Abstract

1. Employing the original as well as modified Trendelenburg's method and the intraluminal perfusion method the motility of the isolated small intestine of guinea pigs is studied.2. The evidences have been obtained that the preparatory phase is entirely of a physical nature, and that the preceding longitudinal shortening is produced because the loop is stretched along its longitudinal axis.3. With the increase of the intraluminal pressure the contraction waves are gradually increased in their strength and regulated to propagate from oral to anal, that is, coordinated, without showing any definite changes both in their period and velocity of propagation. On the basis of the results described above the concept according to which the critical intraluminal pressure produces an entirely new pattern of the movement, ‘peristalsis’, can not be accepted.4. Sooner or later after the removal of the loop there can, on raising the intraluminal pressure in a moderate degree, occur powerful contraction waves with a remarkably prolonged period. This kind of waves is characterized in that they are superimposed with small contractions which are nothing but pre-existing waves. Consequently the large waves are to be regarded as a summated effects of pre-existing waves, being produced as a result of deterioration of the preparation.5. After cooling the intestinal loop or cocainizing the mucosa of the loop, the loop always responds with uncoordinated contractions to a rise of the intra luminal pressure.
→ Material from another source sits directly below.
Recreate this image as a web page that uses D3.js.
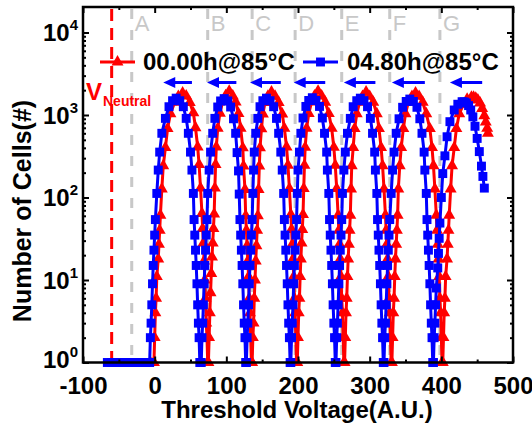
<!DOCTYPE html>
<html><head><meta charset="utf-8">
<script src="https://cdn.jsdelivr.net/npm/d3@7"></script>
<style>body{margin:0;background:#fff}svg{display:block}text{font-family:"Liberation Sans",Arial,sans-serif}</style>
</head><body><svg id="c" width="532" height="429"></svg>
<script>
const xTicks = [-100,0,100,200,300,400,500];
const xMinorTicks = [-50,50,150,250,350,450];
const yTicks = [1,10,100,1000,10000];
const yExponents = ["0","1","2","3","4"];
const seriesNames = ["00.00h@85\u00B0C","04.80h@85\u00B0C"];
const gateLabels = ["A","B","C","D","E","F","G"];
const gateVoltages = [-32,74,136,196,261,328,398];
const vNeutral = -60;
const arrowFrom = [52,114,176,238,308,377,457];
const arrowTo = [12,73,133,194,264,331,412];

// 00.00h@85C (red triangles): [voltage, cells]
const cells0h = [
[-6,1],
[-1,1],[0,2],[1,4],[2,6],[3,11],[5,18],[6,27],[7,40],[8,61],[10,127],[12,243],[15,403],[18,684],[22,1035],[28,1430],[33,1680],[39,1850],
[44,1700],[49,1420],[54,1060],[57,700],[60,410],[62,250],[64,130],[66,64],[67,42],[68,28],[69,17],[70,10],[71,6],[72,3],[73,2],[74,1],
[75,1],[76,2],[77,4],[78,7],[79,12],[80,19],[81,28],[82,42],[83,63],[84,130],[85,250],[86,410],[88,690],[91,1050],[95,1450],[99,1720],[104,1950],
[109,1700],[113,1440],[117,1040],[120,690],[123,400],[124,240],[126,125],[127,60],[128,40],[129,26],[130,17],[131,11],[132,6],[133,4],[134,2],[135,1],
[136,1],[137,2],[138,3],[139,6],[140,10],[141,17],[142,26],[143,40],[144,60],[145,125],[146,240],[147,400],[149,680],[151,1030],[154,1420],[158,1690],[163,1900],
[168,1690],[173,1420],[178,1030],[181,690],[184,410],[186,245],[188,128],[190,62],[191,41],[192,27],[193,18],[194,11],[195,6],[196,4],[197,2],[198,1],
[199,1],[200,2],[201,4],[202,6],[203,11],[204,18],[205,28],[206,41],[207,62],[208,128],[209,245],[210,405],[212,690],[215,1040],[219,1440],[223,1700],[228,1950],
[233,1700],[238,1430],[243,1040],[247,690],[250,405],[252,245],[254,128],[256,61],[257,40],[258,27],[259,18],[260,11],[261,6],[262,4],[263,2],[264,1],
[265,1],[266,2],[267,4],[268,6],[269,11],[270,18],[271,27],[272,40],[273,61],[274,127],[275,243],[277,403],[279,684],[282,1035],[286,1430],[290,1680],[295,1900],
[300,1680],[305,1430],[310,1035],[313,684],[316,403],[318,243],[320,127],[322,61],[323,40],[324,27],[325,18],[326,11],[327,6],[328,4],[329,2],[330,1],
[331,1],[332,2],[333,4],[334,6],[335,11],[336,18],[337,27],[338,40],[339,61],[340,127],[342,243],[344,403],[347,684],[350,1035],[354,1430],[359,1680],[364,1850],
[369,1680],[374,1430],[379,1035],[384,684],[387,403],[389,243],[391,127],[393,61],[394,40],[395,27],[396,18],[397,11],[398,6],[399,4],[400,2],[401,1],
[402,1],[403,2],[404,4],[405,6],[406,11],[408,18],[409,27],[410,40],[411,61],[413,127],[415,243],[418,403],[421,684],[425,1035],[431,1350],[436,1560],[442,1650],
[445,1640],[448,1600],[451,1520],[454,1400],[457,1200],[460,980],[462,820],[464,690],[465,600]
];

// 04.80h@85C (blue squares): [voltage, cells]
const cells4p8h = [
[-66,1],[-60,1],[-54,1],[-48,1],[-42,1],[-36,1],[-30,1],[-24,1],[-18,1],[-12,1],
[-7,1],[-6,2],[-5,3],[-4,5],[-3,9],[-2,15],[-1,23],[0,35],[1,54],[3,112],[5,215],[7,355],[10,600],[15,910],[20,1260],[25,1490],[30,1600],
[35,1490],[40,1260],[44,910],[47,600],[50,355],[52,215],[54,112],[55,54],[56,35],[57,23],[58,15],[59,9],[60,5],[61,3],[62,2],[63,1],
[65,1],[66,2],[67,3],[68,5],[69,9],[70,15],[71,23],[72,35],[73,54],[74,112],[76,215],[78,355],[81,600],[84,910],[88,1250],[92,1480],[97,1580],
[102,1480],[106,1250],[110,900],[113,600],[115,350],[117,210],[118,110],[119,54],[120,35],[121,23],[122,15],[123,9],[124,5],[125,3],[126,2],[127,1],
[128,1],[129,2],[130,3],[131,5],[132,9],[133,15],[134,23],[135,35],[136,54],[137,112],[138,215],[139,355],[141,600],[144,910],[147,1260],[151,1490],[156,1600],
[161,1490],[166,1260],[170,910],[173,600],[176,355],[178,215],[180,112],[181,54],[182,35],[183,23],[184,15],[185,9],[186,5],[187,3],[188,2],[189,1],
[190,1],[191,2],[192,3],[193,5],[194,9],[195,15],[196,23],[197,35],[198,54],[199,112],[200,215],[202,355],[204,600],[207,920],[211,1270],[215,1500],[220,1620],
[225,1500],[230,1270],[234,920],[237,600],[240,355],[241,215],[243,112],[244,54],[245,35],[246,23],[247,15],[248,9],[249,5],[250,3],[251,2],[252,1],
[253,1],[254,2],[255,3],[256,5],[257,9],[258,15],[259,23],[260,35],[261,54],[262,112],[264,215],[266,355],[269,600],[273,910],[277,1260],[282,1490],[287,1600],
[292,1490],[297,1260],[301,910],[304,600],[307,355],[308,215],[310,112],[311,54],[312,35],[313,23],[314,15],[315,9],[316,5],[317,3],[318,2],[319,1],
[320,1],[321,2],[322,3],[323,5],[324,9],[325,15],[326,23],[327,35],[328,54],[330,112],[332,215],[334,355],[337,600],[341,900],[346,1240],[351,1460],[356,1560],
[361,1460],[366,1240],[370,900],[373,600],[376,355],[377,215],[379,112],[380,54],[381,35],[382,23],[383,15],[384,9],[385,5],[386,3],[387,2],[388,1],
[389,1],[390,2],[391,3],[392,5],[393,8],[395,14],[396,21],[397,32],[398,49],[400,100],[402,195],[405,320],[408,545],[412,830],[418,1150],[423,1350],[429,1450],
[432,1440],[435,1400],[438,1300],[441,1150],[444,950],[447,730],[450,520],[453,360],[456,240],[458,180],[460,130]
];

const RED = "#ff0000", BLUE = "#0000ff", GREY = "#c8c8c8";
const L = 83, R = 513, T = 7, B = 362.5;
const svg = d3.select("#c");
const x = d3.scaleLinear().domain([-100,500]).range([L,R]);
const y = d3.scaleLog().domain([1,1e4]).range([B,32.5]);

// gate reference lines
const gates = svg.append("g");
gateVoltages.forEach((v,i)=>{
  gates.append("line").attr("x1",x(v)).attr("x2",x(v)).attr("y1",T+2).attr("y2",B)
    .attr("stroke",GREY).attr("stroke-width",3).attr("stroke-dasharray","10,11");
  gates.append("text").attr("x",x(v)+3).attr("y",31).attr("font-size",22)
    .attr("fill",GREY).text(gateLabels[i]);
});
svg.append("line").attr("x1",x(vNeutral)).attr("x2",x(vNeutral)).attr("y1",T+2).attr("y2",B)
  .attr("stroke",RED).attr("stroke-width",3).attr("stroke-dasharray","12,7");

// data
const line = d3.line().x(d=>x(d[0])).y(d=>y(d[1]));
const tri = d3.symbol().type(d3.symbolTriangle).size(62);
const sq = d3.symbol().type(d3.symbolSquare).size(80);
function drawSeries(data,color,sym){
  const g = svg.append("g");
  g.append("path").datum(data).attr("d",line).attr("fill","none").attr("stroke",color).attr("stroke-width",3);
  g.selectAll("path.m").data(data).join("path").attr("class","m")
    .attr("d",sym).attr("fill",color)
    .attr("transform",d=>`translate(${x(d[0])},${y(d[1])})`);
}
drawSeries(cells0h,RED,tri);
drawSeries(cells4p8h,BLUE,sq);

// arrows
arrowFrom.forEach((v,i)=>{
  const hx = x(arrowTo[i]), tx = x(v), ay = 82.5;
  svg.append("line").attr("x1",hx+8).attr("x2",tx).attr("y1",ay).attr("y2",ay)
    .attr("stroke",BLUE).attr("stroke-width",3);
  svg.append("path").attr("d",`M${hx},${ay}L${hx+12},${ay-5.5}L${hx+12},${ay+5.5}Z`).attr("fill",BLUE);
});

// axes
const fmtNone = ()=>"";
const fmtX = d=>String(d);
const gxb = svg.append("g").attr("transform",`translate(0,${B})`)
  .call(d3.axisBottom(x).tickValues(xTicks).tickSize(-6).tickPadding(14).tickFormat(fmtX));
svg.append("g").attr("transform",`translate(0,${B})`)
  .call(d3.axisBottom(x).tickValues(xMinorTicks).tickSize(-3).tickFormat(fmtNone));
svg.append("g").attr("transform",`translate(0,${T})`)
  .call(d3.axisTop(x).tickValues(xTicks).tickSize(-6).tickFormat(fmtNone));
svg.append("g").attr("transform",`translate(0,${T})`)
  .call(d3.axisTop(x).tickValues(xMinorTicks).tickSize(-3).tickFormat(fmtNone));
const yMinor = [];
[1,10,100,1000,10000].forEach(dec=>{for(let k=2;k<=9;k++){if(dec*k<20000) yMinor.push(dec*k);}});
svg.append("g").attr("transform",`translate(${L},0)`)
  .call(d3.axisLeft(y).tickValues(yTicks).tickSize(-6).tickFormat(fmtNone));
svg.append("g").attr("transform",`translate(${L},0)`)
  .call(d3.axisLeft(y).tickValues(yMinor).tickSize(-3).tickFormat(fmtNone));
svg.append("g").attr("transform",`translate(${R},0)`)
  .call(d3.axisRight(y).tickValues(yTicks).tickSize(-6).tickFormat(fmtNone));
svg.append("g").attr("transform",`translate(${R},0)`)
  .call(d3.axisRight(y).tickValues(yMinor).tickSize(-3).tickFormat(fmtNone));
svg.selectAll(".domain").remove();
svg.selectAll(".tick line").attr("stroke","#000").attr("stroke-width",2);
gxb.selectAll("text").attr("font-size",24).attr("font-weight","bold").attr("fill","#000")
  .attr("font-family","'Liberation Sans',Arial,sans-serif");
svg.append("rect").attr("x",L).attr("y",T).attr("width",R-L).attr("height",B-T)
  .attr("fill","none").attr("stroke","#000").attr("stroke-width",2.5);

// y tick labels 10^n
yTicks.forEach((v,i)=>{
  const t = svg.append("text").attr("x",43).attr("y",y(v)+(i===0?5:8.5)).attr("font-size",24).attr("font-weight","bold");
  t.append("tspan").text("10");
  t.append("tspan").attr("font-size",15).attr("dy",-11).text(yExponents[i]);
});

// axis titles
svg.append("text").attr("x",297).attr("y",418).attr("text-anchor","middle")
  .attr("font-size",24).attr("font-weight","bold").text("Threshold Voltage(A.U.)");
svg.append("text").attr("transform","translate(31,211) rotate(-90)").attr("text-anchor","middle")
  .attr("font-size",25).attr("font-weight","bold").text("Number of Cells(#)");

// V_Neutral label
const vn = svg.append("text").attr("x",86).attr("y",100).attr("fill",RED).attr("font-weight","bold");
vn.append("tspan").attr("font-size",24).text("V");
vn.append("tspan").attr("font-size",14).attr("x",103).attr("y",106).text("Neutral");

// legend
const leg = [{x1:100,c:RED,s:tri,tx:143},{x1:303,c:BLUE,s:sq,tx:347}];
leg.forEach((d,i)=>{
  svg.append("line").attr("x1",d.x1).attr("x2",d.x1+35).attr("y1",62).attr("y2",62).attr("stroke",d.c).attr("stroke-width",3);
  svg.append("path").attr("d",d.s).attr("fill",d.c).attr("transform",`translate(${d.x1+17.5},62)`);
  svg.append("text").attr("x",d.tx).attr("y",69.5).attr("font-size",24).attr("font-weight","bold").text(seriesNames[i]);
});
</script></body></html>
From this it may be said that, when the intestine is released from the control of the intramural ganglion cells, its contractions lack the coordination.6. On the basis of the results obtained in the present experiment as well as the previous ones which are especially concerned with the function of the intramural ganglion cells a new hypothesis is postulated to explain how the strength as well as the direction of the waves of the small intestine can be regulated.